Would Lee’s strategy have worked better than the strategy actually pursued? Color me doubtful. To its framer’s credit, his design may well have worked on the operational level. Much like Mao’s appraisal of 1920s and 1930s China, Lee’s appraisal of colonial territory and resources revealed advantages of considerable moment—even while the Patriots remained the weaker antagonist by far. Stretching out the war in a bid to outlast a Great Britain whose resolve and patience were far from infinite was a strategic concept boasting substantial merit.
But think about the downsides in the political, social and cultural dimensions. Had it prevailed, the United States would have emerged a vastly different—and probably worse—place than the free republic that emerged from the cauldron of revolutionary war. Like Mao, Lee was not one to shrink from using armed force to compel recalcitrant citizens to join the Patriot cause. It’s already possible to categorize the American Revolution as a low-grade civil war that pitted neighbor against neighbor.
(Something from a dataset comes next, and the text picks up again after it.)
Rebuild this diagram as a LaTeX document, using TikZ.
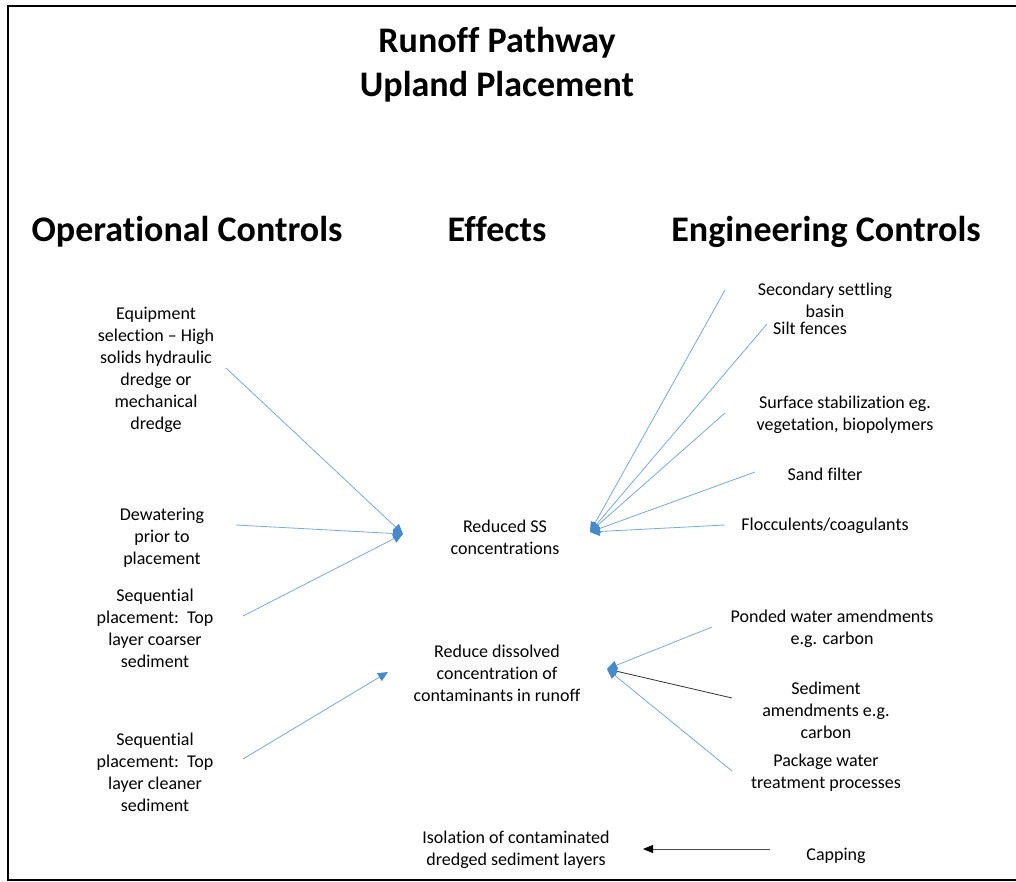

Lee’s methods may have amplified the tendency to civil strife. One wonders whether Lee’s strategy would have left America as a precursor to Communist China—eviscerating its traditions of liberty and self-rule.
And indeed, George Washington broached just that objection. He saw Lee’s ideas as madness. As Shy sums up Washington’s critique of Lee’s strategy, the commander-in-chief couldn’t countenance a “war of guerrilla bands drawn from the militia.” A “strategy of that kind would change the war for independence into a genuine civil war with all its grisly attendants—ambush, reprisal, counter-reprisal. It would tear the fabric of American life to pieces. It might even undermine the political process, and throw power to a junta.”